Author: Robert Grimm



Abstract:

A considerable number of research projects are exploring how
to extend object-oriented programming languages such as Java with, for
example, support for generics, multiple dispatch, or pattern matching.
To keep up with these changes, language implementors need appropriate
tools.  In this context, easily extensible parser generators are
especially important because parsing program sources is a necessary
first step for any language processor, be it a compiler,
syntax-highlighting editor, or API documentation generator.
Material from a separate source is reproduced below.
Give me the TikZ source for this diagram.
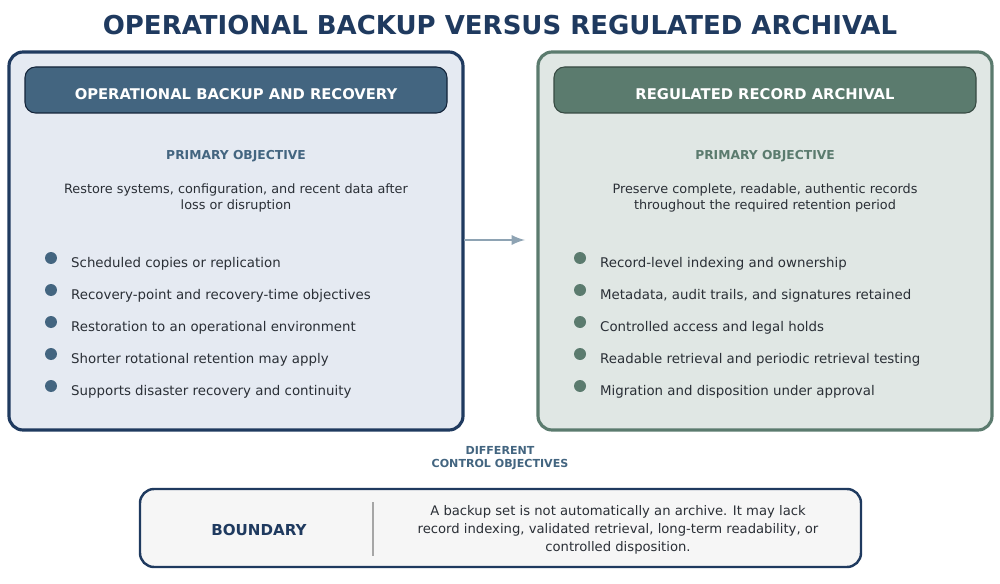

Unfortunately, context-free grammars and the corresponding LR or LL
parsers, while well understood and widely used, are also unnecessarily
hard to extend.  To address this lack of appropriate tools, we
introduce Rats!, a parser generator for Java that supports easily
modifiable grammars and avoids the complexities associated with
altering LR or LL grammars.  Our work builds on recent research on
packrat parsers, which are recursive descent parsers that perform
backtracking but also memoize all intermediate results (hence their
name), thus ensuring linear-time performance.  Our work makes this
parsing technique, which has been developed in the context of
functional programming languages, practical for object-oriented
languages.  Furthermore, our parser generator supports simpler grammar
specifications and more convenient error reporting, while also
producing better performing parsers through aggressive optimizations.
In this paper, we motivate the need for more easily extensible
parsers, describe our parser generator and its optimizations in
detail, and present the results of our experimental evaluation.